Begin Source material

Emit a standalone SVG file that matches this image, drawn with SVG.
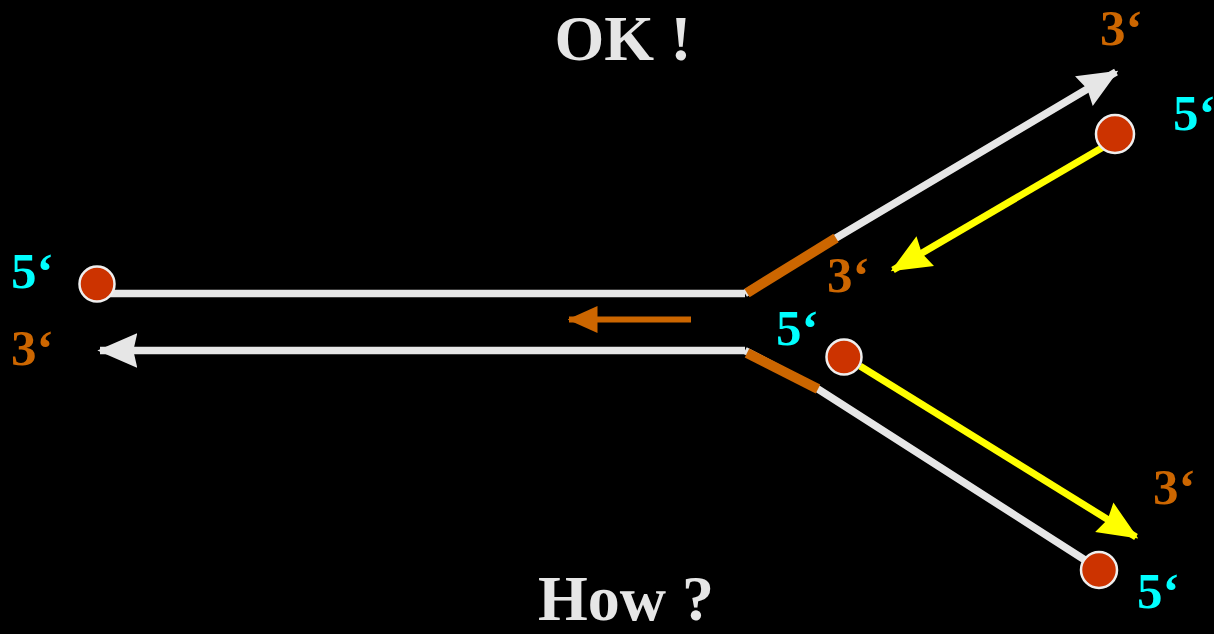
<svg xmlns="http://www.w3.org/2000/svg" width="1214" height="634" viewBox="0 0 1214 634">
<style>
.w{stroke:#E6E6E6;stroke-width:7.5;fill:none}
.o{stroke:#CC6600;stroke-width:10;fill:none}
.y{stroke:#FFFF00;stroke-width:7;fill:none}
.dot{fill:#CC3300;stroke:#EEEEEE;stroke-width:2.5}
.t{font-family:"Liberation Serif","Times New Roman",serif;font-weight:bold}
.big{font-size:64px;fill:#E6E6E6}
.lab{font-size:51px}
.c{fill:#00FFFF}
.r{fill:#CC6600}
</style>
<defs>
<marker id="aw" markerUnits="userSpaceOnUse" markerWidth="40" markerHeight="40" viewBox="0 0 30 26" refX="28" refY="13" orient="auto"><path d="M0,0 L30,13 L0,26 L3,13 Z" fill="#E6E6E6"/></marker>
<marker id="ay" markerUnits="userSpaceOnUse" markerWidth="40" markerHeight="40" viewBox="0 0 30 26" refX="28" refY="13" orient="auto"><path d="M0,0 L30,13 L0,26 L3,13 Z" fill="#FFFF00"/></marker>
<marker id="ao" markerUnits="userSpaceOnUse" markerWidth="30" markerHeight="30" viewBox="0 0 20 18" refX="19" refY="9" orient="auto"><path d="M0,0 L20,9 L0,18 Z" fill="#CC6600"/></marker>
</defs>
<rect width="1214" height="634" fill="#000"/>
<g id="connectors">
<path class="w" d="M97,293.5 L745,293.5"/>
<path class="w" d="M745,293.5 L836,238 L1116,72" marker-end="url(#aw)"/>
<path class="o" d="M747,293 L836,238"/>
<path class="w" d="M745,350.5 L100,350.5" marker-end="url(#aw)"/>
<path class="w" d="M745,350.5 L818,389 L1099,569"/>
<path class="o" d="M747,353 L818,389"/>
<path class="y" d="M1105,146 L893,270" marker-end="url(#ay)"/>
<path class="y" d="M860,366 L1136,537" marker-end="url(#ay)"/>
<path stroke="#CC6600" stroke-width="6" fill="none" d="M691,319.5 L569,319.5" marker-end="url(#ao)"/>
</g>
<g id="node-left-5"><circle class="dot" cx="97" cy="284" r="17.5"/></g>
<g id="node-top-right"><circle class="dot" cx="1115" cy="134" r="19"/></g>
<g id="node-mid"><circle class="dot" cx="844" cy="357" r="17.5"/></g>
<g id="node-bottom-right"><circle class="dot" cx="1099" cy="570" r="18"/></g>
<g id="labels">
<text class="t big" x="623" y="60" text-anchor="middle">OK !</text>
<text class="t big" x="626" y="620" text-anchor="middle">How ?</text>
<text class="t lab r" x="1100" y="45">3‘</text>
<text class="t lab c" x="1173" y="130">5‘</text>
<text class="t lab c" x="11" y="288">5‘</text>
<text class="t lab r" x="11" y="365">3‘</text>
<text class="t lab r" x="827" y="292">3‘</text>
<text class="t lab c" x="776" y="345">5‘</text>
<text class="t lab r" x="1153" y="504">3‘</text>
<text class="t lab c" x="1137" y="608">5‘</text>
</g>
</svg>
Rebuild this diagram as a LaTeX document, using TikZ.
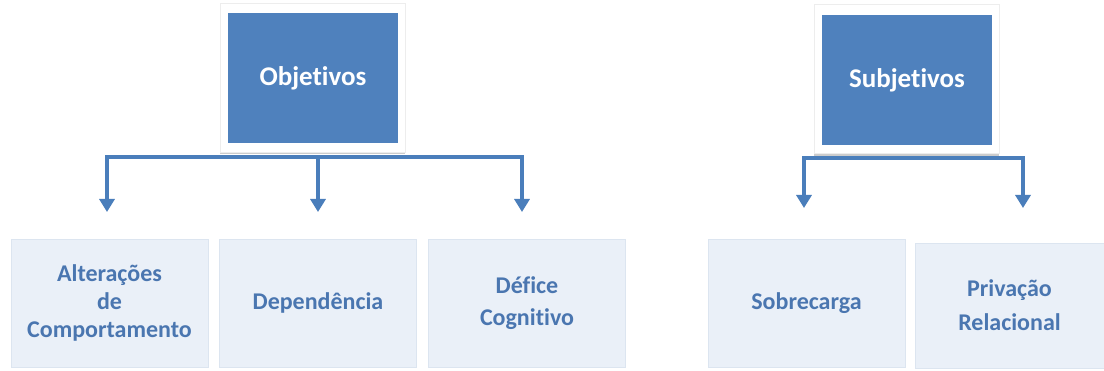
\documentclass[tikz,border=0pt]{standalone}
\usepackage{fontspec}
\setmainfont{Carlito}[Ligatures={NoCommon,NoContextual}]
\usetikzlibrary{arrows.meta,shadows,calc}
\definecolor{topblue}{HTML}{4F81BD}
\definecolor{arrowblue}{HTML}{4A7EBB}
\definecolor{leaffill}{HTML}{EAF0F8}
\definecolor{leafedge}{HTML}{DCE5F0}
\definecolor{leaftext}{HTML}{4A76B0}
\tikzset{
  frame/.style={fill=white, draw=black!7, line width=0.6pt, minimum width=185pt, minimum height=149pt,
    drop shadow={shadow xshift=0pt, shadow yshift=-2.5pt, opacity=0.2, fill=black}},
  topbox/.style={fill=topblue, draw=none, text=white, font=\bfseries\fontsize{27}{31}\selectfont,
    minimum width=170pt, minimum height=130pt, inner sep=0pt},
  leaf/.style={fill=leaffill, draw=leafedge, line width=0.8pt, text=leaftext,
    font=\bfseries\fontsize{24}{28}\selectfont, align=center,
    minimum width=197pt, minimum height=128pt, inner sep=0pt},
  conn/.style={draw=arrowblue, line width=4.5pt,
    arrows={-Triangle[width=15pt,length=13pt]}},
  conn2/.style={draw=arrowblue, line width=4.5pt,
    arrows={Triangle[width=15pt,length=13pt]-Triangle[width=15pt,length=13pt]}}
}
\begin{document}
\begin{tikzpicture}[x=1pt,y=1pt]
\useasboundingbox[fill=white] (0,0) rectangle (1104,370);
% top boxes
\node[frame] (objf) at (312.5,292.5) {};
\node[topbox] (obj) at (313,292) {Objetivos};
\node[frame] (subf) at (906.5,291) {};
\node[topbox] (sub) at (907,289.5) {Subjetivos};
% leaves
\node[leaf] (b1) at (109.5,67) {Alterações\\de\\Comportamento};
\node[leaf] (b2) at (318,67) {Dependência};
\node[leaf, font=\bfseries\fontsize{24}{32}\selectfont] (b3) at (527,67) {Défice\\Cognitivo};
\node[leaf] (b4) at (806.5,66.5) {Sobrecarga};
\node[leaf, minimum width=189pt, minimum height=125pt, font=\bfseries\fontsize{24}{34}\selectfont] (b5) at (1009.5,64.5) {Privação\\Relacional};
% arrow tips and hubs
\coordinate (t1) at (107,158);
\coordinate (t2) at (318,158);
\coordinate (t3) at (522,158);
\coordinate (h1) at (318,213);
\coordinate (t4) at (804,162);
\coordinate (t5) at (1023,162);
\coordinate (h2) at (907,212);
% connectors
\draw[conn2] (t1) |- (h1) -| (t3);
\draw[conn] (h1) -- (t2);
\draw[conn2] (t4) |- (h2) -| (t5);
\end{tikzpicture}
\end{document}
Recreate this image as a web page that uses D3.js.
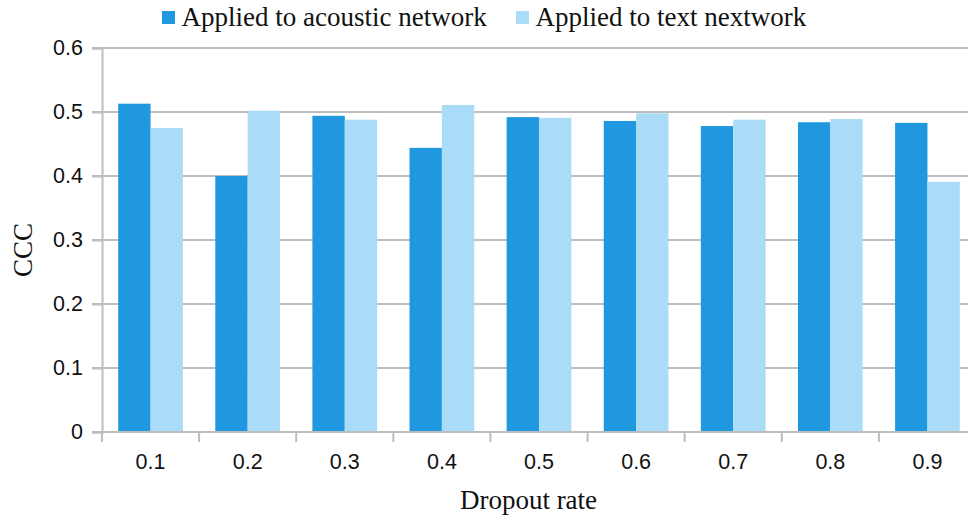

End Source material

*What you are asked to do*
Transcribe all entries above exactly. Drop the pictures.

*Solved exercise*
Emit a standalone SVG file that matches this image, drawn with SVG.
<svg xmlns="http://www.w3.org/2000/svg" width="1214" height="634" viewBox="0 0 1214 634">
<style>
.w{stroke:#E6E6E6;stroke-width:7.5;fill:none}
.o{stroke:#CC6600;stroke-width:10;fill:none}
.y{stroke:#FFFF00;stroke-width:7;fill:none}
.dot{fill:#CC3300;stroke:#EEEEEE;stroke-width:2.5}
.t{font-family:"Liberation Serif","Times New Roman",serif;font-weight:bold}
.big{font-size:64px;fill:#E6E6E6}
.lab{font-size:51px}
.c{fill:#00FFFF}
.r{fill:#CC6600}
</style>
<defs>
<marker id="aw" markerUnits="userSpaceOnUse" markerWidth="40" markerHeight="40" viewBox="0 0 30 26" refX="28" refY="13" orient="auto"><path d="M0,0 L30,13 L0,26 L3,13 Z" fill="#E6E6E6"/></marker>
<marker id="ay" markerUnits="userSpaceOnUse" markerWidth="40" markerHeight="40" viewBox="0 0 30 26" refX="28" refY="13" orient="auto"><path d="M0,0 L30,13 L0,26 L3,13 Z" fill="#FFFF00"/></marker>
<marker id="ao" markerUnits="userSpaceOnUse" markerWidth="30" markerHeight="30" viewBox="0 0 20 18" refX="19" refY="9" orient="auto"><path d="M0,0 L20,9 L0,18 Z" fill="#CC6600"/></marker>
</defs>
<rect width="1214" height="634" fill="#000"/>
<g id="connectors">
<path class="w" d="M97,293.5 L745,293.5"/>
<path class="w" d="M745,293.5 L836,238 L1116,72" marker-end="url(#aw)"/>
<path class="o" d="M747,293 L836,238"/>
<path class="w" d="M745,350.5 L100,350.5" marker-end="url(#aw)"/>
<path class="w" d="M745,350.5 L818,389 L1099,569"/>
<path class="o" d="M747,353 L818,389"/>
<path class="y" d="M1105,146 L893,270" marker-end="url(#ay)"/>
<path class="y" d="M860,366 L1136,537" marker-end="url(#ay)"/>
<path stroke="#CC6600" stroke-width="6" fill="none" d="M691,319.5 L569,319.5" marker-end="url(#ao)"/>
</g>
<g id="node-left-5"><circle class="dot" cx="97" cy="284" r="17.5"/></g>
<g id="node-top-right"><circle class="dot" cx="1115" cy="134" r="19"/></g>
<g id="node-mid"><circle class="dot" cx="844" cy="357" r="17.5"/></g>
<g id="node-bottom-right"><circle class="dot" cx="1099" cy="570" r="18"/></g>
<g id="labels">
<text class="t big" x="623" y="60" text-anchor="middle">OK !</text>
<text class="t big" x="626" y="620" text-anchor="middle">How ?</text>
<text class="t lab r" x="1100" y="45">3‘</text>
<text class="t lab c" x="1173" y="130">5‘</text>
<text class="t lab c" x="11" y="288">5‘</text>
<text class="t lab r" x="11" y="365">3‘</text>
<text class="t lab r" x="827" y="292">3‘</text>
<text class="t lab c" x="776" y="345">5‘</text>
<text class="t lab r" x="1153" y="504">3‘</text>
<text class="t lab c" x="1137" y="608">5‘</text>
</g>
</svg>
Rebuild this diagram as a LaTeX document, using TikZ.
\documentclass[tikz,border=0pt]{standalone}
\usepackage{fontspec}
\setmainfont{Carlito}[Ligatures={NoCommon,NoContextual}]
\usetikzlibrary{arrows.meta,shadows,calc}
\definecolor{topblue}{HTML}{4F81BD}
\definecolor{arrowblue}{HTML}{4A7EBB}
\definecolor{leaffill}{HTML}{EAF0F8}
\definecolor{leafedge}{HTML}{DCE5F0}
\definecolor{leaftext}{HTML}{4A76B0}
\tikzset{
  frame/.style={fill=white, draw=black!7, line width=0.6pt, minimum width=185pt, minimum height=149pt,
    drop shadow={shadow xshift=0pt, shadow yshift=-2.5pt, opacity=0.2, fill=black}},
  topbox/.style={fill=topblue, draw=none, text=white, font=\bfseries\fontsize{27}{31}\selectfont,
    minimum width=170pt, minimum height=130pt, inner sep=0pt},
  leaf/.style={fill=leaffill, draw=leafedge, line width=0.8pt, text=leaftext,
    font=\bfseries\fontsize{24}{28}\selectfont, align=center,
    minimum width=197pt, minimum height=128pt, inner sep=0pt},
  conn/.style={draw=arrowblue, line width=4.5pt,
    arrows={-Triangle[width=15pt,length=13pt]}},
  conn2/.style={draw=arrowblue, line width=4.5pt,
    arrows={Triangle[width=15pt,length=13pt]-Triangle[width=15pt,length=13pt]}}
}
\begin{document}
\begin{tikzpicture}[x=1pt,y=1pt]
\useasboundingbox[fill=white] (0,0) rectangle (1104,370);
% top boxes
\node[frame] (objf) at (312.5,292.5) {};
\node[topbox] (obj) at (313,292) {Objetivos};
\node[frame] (subf) at (906.5,291) {};
\node[topbox] (sub) at (907,289.5) {Subjetivos};
% leaves
\node[leaf] (b1) at (109.5,67) {Alterações\\de\\Comportamento};
\node[leaf] (b2) at (318,67) {Dependência};
\node[leaf, font=\bfseries\fontsize{24}{32}\selectfont] (b3) at (527,67) {Défice\\Cognitivo};
\node[leaf] (b4) at (806.5,66.5) {Sobrecarga};
\node[leaf, minimum width=189pt, minimum height=125pt, font=\bfseries\fontsize{24}{34}\selectfont] (b5) at (1009.5,64.5) {Privação\\Relacional};
% arrow tips and hubs
\coordinate (t1) at (107,158);
\coordinate (t2) at (318,158);
\coordinate (t3) at (522,158);
\coordinate (h1) at (318,213);
\coordinate (t4) at (804,162);
\coordinate (t5) at (1023,162);
\coordinate (h2) at (907,212);
% connectors
\draw[conn2] (t1) |- (h1) -| (t3);
\draw[conn] (h1) -- (t2);
\draw[conn2] (t4) |- (h2) -| (t5);
\end{tikzpicture}
\end{document}
Recreate this image as a web page that uses D3.js.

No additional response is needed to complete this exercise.